Não somos gringos

Minha atuação na vida pública tem me levado a ambientes diversos. Um aspecto que se evidencia de forma gritante, confirmando algo que eu já apontava na minha antiga função de jornalista, é a total ausência de negros em alguns espaços de poder, seja ele econômico ou político, desmascarando a farsa da democracia racial brasileira.

Recentemente, estive em um evento que premiou as maiores empresas e os principais empresários deste país. Como idealizador do fórum de desenvolvimento econômico inclusivo ‘São Paulo Diverso’ e Secretário de Promoção da Igualdade Racial da cidade de São Paulo fui acomodado na mesa das autoridades.

Sentei de frente para o governador Geraldo Alckmin e do Presidente Interino da República, Michel Temer porque a presidenta Dilma estava em Nova York. Nesta mesa também estavam o Ministro da Fazenda, Joaquim Levy, e, ao meu lado, o presidente do Bradesco, Luís Carlos Trabuco, e o presidente executivo da Editora Três, Caco Alzugaray, além de outros dez ou quinze pesos pesados da economia nacional.

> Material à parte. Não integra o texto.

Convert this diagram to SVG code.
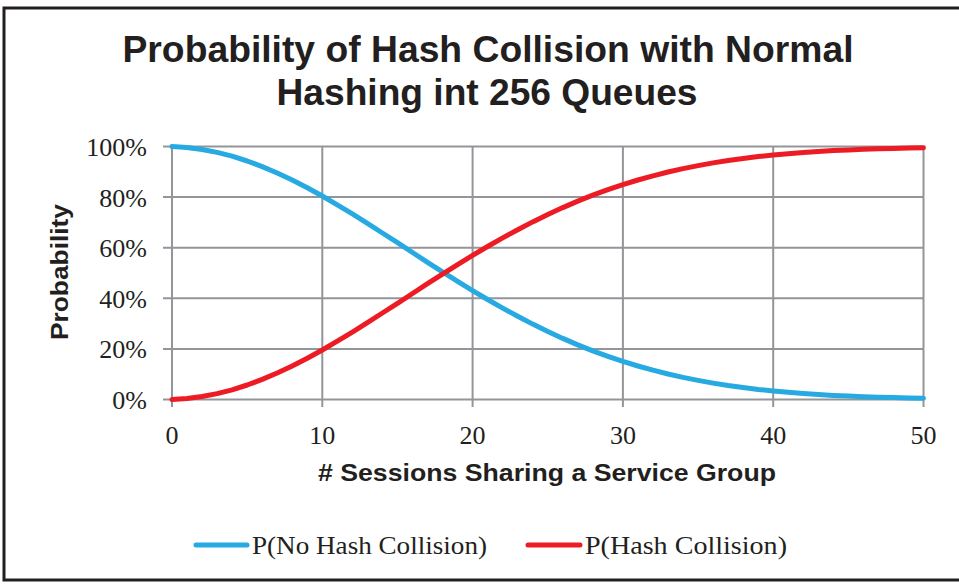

Daquela mesa, eu era o único negro. Em todo o jantar, servido para mais de duzentas pessoas, contei somente mais um negro, o jornalista econômico Rosenildo Gomes Ferreira. Ou seja, após mais de um século da libertação dos escravizados, os espaços de poder econômico neste país continuam como nos tempos da colônia, hegemonicamente brancos.

O que mais me chama atenção é o “pseudo” clima de normalidade que paira sobre esses ambientes. É como se tudo fosse normal, aliás a normalidade só é interrompida pela expressão de espanto, quando abro a boca e começo a conversar e as pessoas percebem que não tenho sotaque inglês, portanto não sou gringo, sou alguém que apenas representa a metade da população deste país.

A democracia se faz com inclusão e com reconhecimento. Por isso, as ações afirmativas e as cotas raciais são tão importantes e necessárias para que em médio e longo prazo alterem a cor e a lógica colonial desses espaços de poder e, por ora, disfarce um pouco mais nossa profunda e vergonhosa desigualdade racial.